Music and Censorship


Tyler Damico, Reporter

Music is undeniably a part of all our lives. It is as ingrained in human culture as food and clothes. Music does affect our lives, but the question is whether music can influence one’s actions in everyday life.  More specifically, can music with a negative message lead one to negative behaviors?  First we have to consider the artists intentions.  When an artist writes a song that at first glance condones heinous acts, ninety nine percent of the time the song is either satirical or trying to illustrate how the actions described are malignant.  Chances are, most musicians are not trying to raise a brainwashed army of nare- do- wells to wreak havoc on their communities. They are trying to sell you their music and t-shirts.  Trying to find any motive beyond that is somewhat ridiculous and makes people sound like conspiracy theorists.  One might argue that satirical music could have the wrong effect on those who take the message literally, but even if that were the case, which with most individuals it is not, what would your solution be? Would you have artists dumb down their art just because some people do not know what satire is? Art should never have to conform to what the majority thinks.

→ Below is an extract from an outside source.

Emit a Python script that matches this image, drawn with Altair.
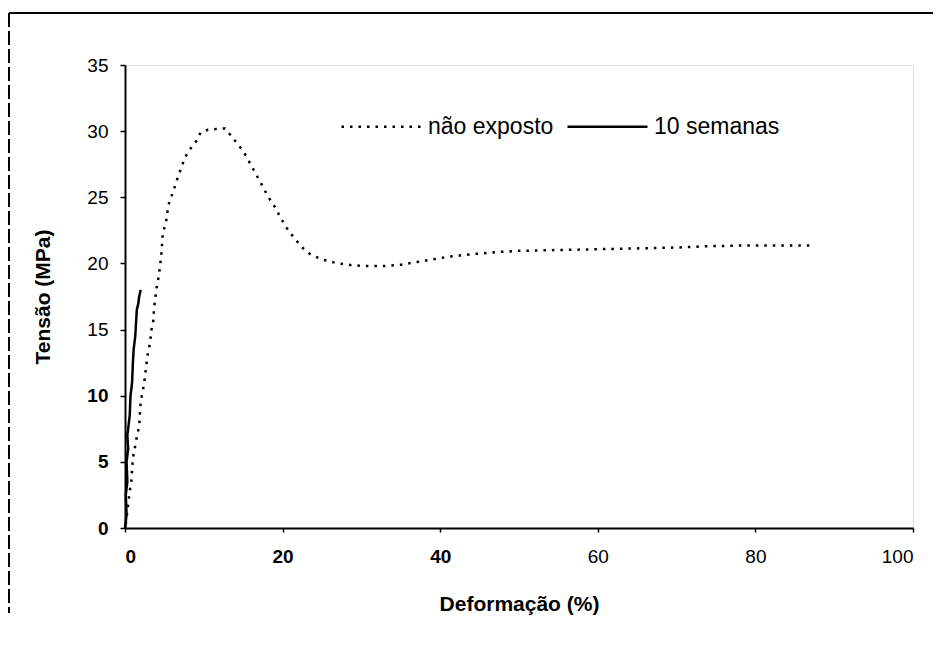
import altair as alt
import pandas as pd

# "não exposto" (dotted) series
unexp_x = [0.1, 0.6, 0.8, 0.9, 1.0, 1.3, 1.5, 1.8, 1.9, 2.0, 2.3, 2.5, 2.7, 2.9, 3.2,
           3.3, 3.6, 3.7, 4.0, 4.3, 4.6, 4.8, 5.2, 5.5, 6.1, 6.7, 7.6, 8.2, 9.0, 9.6,
           10.5, 12.1, 12.7, 14.2, 15.1, 16.3, 17.4, 18.2, 19.1, 19.7, 20.5, 21.5, 22.5, 23.5, 25.0,
           27.0, 29.0, 31.0, 33.0, 35.0, 37.0, 39.0, 41.0, 44.0, 47.0, 50.0, 54.0, 58.0, 62.0, 66.0,
           70.0, 74.0, 78.0, 82.0, 87.0]
unexp_y = [0.3, 2.8, 3.5, 4.4, 5.3, 6.2, 6.9, 7.7, 8.7, 9.6, 10.5, 11.3, 12.3, 13.2, 14.0,
           14.8, 15.7, 16.7, 18.1, 19.1, 20.6, 22.3, 23.1, 24.4, 25.4, 26.5, 28.0, 28.6, 29.2, 29.9,
           30.1, 30.2, 30.2, 29.1, 28.4, 27.1, 25.9, 25.0, 24.2, 23.5, 22.7, 21.9, 21.2, 20.7, 20.3,
           20.0, 19.85, 19.8, 19.8, 19.9, 20.1, 20.3, 20.5, 20.7, 20.85, 20.95, 21.0, 21.05, 21.1, 21.15,
           21.2, 21.3, 21.35, 21.35, 21.35]

# "10 semanas" (solid) series
wk10_x = [0.0, 0.2, 0.1, 0.3, 0.2, 0.4, 0.3, 0.5, 0.6, 0.7, 0.9, 1.0, 1.1, 1.3, 1.4, 1.5, 1.7, 1.8, 2.0]
wk10_y = [0.0, 1.0, 2.5, 3.5, 5.0, 6.0, 7.0, 8.0, 8.5, 10.0, 11.0, 12.5, 13.5, 14.5, 15.5, 16.5, 17.0, 17.5, 18.0]

series_names = ["não exposto", "10 semanas"]
x_ticks = [0, 20, 40, 60, 80, 100]
y_ticks = [0, 5, 10, 15, 20, 25, 30, 35]

rows = []
for i, (xv, yv) in enumerate(zip(unexp_x, unexp_y)):
    rows.append({"x": xv, "y": yv, "serie": series_names[0], "ord": i})
for i, (xv, yv) in enumerate(zip(wk10_x, wk10_y)):
    rows.append({"x": xv, "y": yv, "serie": series_names[1], "ord": i})
df = pd.DataFrame(rows)

FONT = "Liberation Sans"
W, H = 788, 463

lines = alt.Chart(df).mark_line(color="black", strokeWidth=2.5, clip=False).encode(
    x=alt.X("x:Q", scale=alt.Scale(domain=[0, 100], nice=False),
            axis=alt.Axis(values=x_ticks, title="Deformação (%)", grid=False,
                          domainColor="black", domainWidth=2, tickColor="black",
                          tickSize=4, tickWidth=1.5, labelPadding=15,
                          labelFont=FONT, labelFontSize=19, labelColor="black",
                          labelFontWeight={"condition": {"test": "datum.value <= 40", "value": "bold"}, "value": "normal"},
                          titleFont=FONT, titleFontSize=21, titleFontWeight="bold",
                          titleColor="black", titleX=W / 2, titleY=76,
                          titleBaseline="middle")),
    y=alt.Y("y:Q", scale=alt.Scale(domain=[0, 35], nice=False),
            axis=alt.Axis(values=y_ticks, title="Tensão (MPa)", grid=False,
                          domainColor="black", domainWidth=2, tickColor="black",
                          tickSize=5, tickWidth=1.5, labelPadding=12,
                          labelFont=FONT, labelFontSize=19, labelColor="black",
                          labelFontWeight={"condition": {"test": "datum.value <= 10", "value": "bold"}, "value": "normal"},
                          titleFont=FONT, titleFontSize=21, titleFontWeight="bold",
                          titleColor="black", titleAngle=-90, titleX=-82, titleY=H / 2,
                          titleBaseline="middle")),
    strokeDash=alt.StrokeDash("serie:N",
                              scale=alt.Scale(domain=series_names, range=[[2.5, 6], [1, 0]]),
                              legend=alt.Legend(title=None, orient="none", direction="horizontal",
                                                legendX=215, legendY=20,
                                                symbolType="stroke", symbolSize=6400,
                                                symbolStrokeWidth=2.5, symbolStrokeColor="black",
                                                labelFont=FONT, labelFontSize=23, labelColor="black",
                                                labelOffset=5, columnPadding=8)),
    order="ord:Q",
    detail="serie:N",
)

frame_top = alt.Chart(df).mark_rule(color="black", strokeWidth=2).encode(
    x=alt.value(-116), x2=alt.value(W + 20), y=alt.value(-52)
)
frame_left = alt.Chart(df).mark_rule(color="black", strokeWidth=1.2, strokeDash=[14, 4]).encode(
    x=alt.value(-116), y=alt.value(-52), y2=alt.value(H + 85)
)

chart = alt.layer(lines, frame_top, frame_left).properties(
    width=W, height=H,
    autosize=alt.AutoSizeParams(type="none"),
    padding={"left": 117, "top": 57, "right": 21, "bottom": 111},
).configure_view(stroke="black", strokeWidth=2).configure(background="white")

chart.save("out.html", embed_options={"renderer": "svg", "actions": False})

Regardless of the points I just brought up, censorship of music is still a thing. A recent example of this would be Tyler the Creator being censored in the U.K.  There are innumerable reasons why censorship of art is morally bankrupt and it frankly irritates me to no end how we still see examples of it.  Censoring something automatically tells us that your position is indefensible, and the only way you can hope to win is to drown out the opposing viewpoint.   Even if you have a valid concern about something, censorship is the equivalent of a five year old covering his ears and making loud noises.  Music will find a way to people regardless of whether it is censored or not. One might even argue that censoring something only makes that certain form of media more alluring and interesting.  If your parents tell you to avoid a certain movie or a certain song, all it makes you want to do is experience it ten times more.  I really dislike the phrase “Be on the right side of history,” but I find it relevant in this aspect, especially considering examples of censorship in the past.  Hopefully, those in charge realize how ineffective and malignant censorship is, but until then, we will continue to fervently enjoy  all forms of music, censored or not.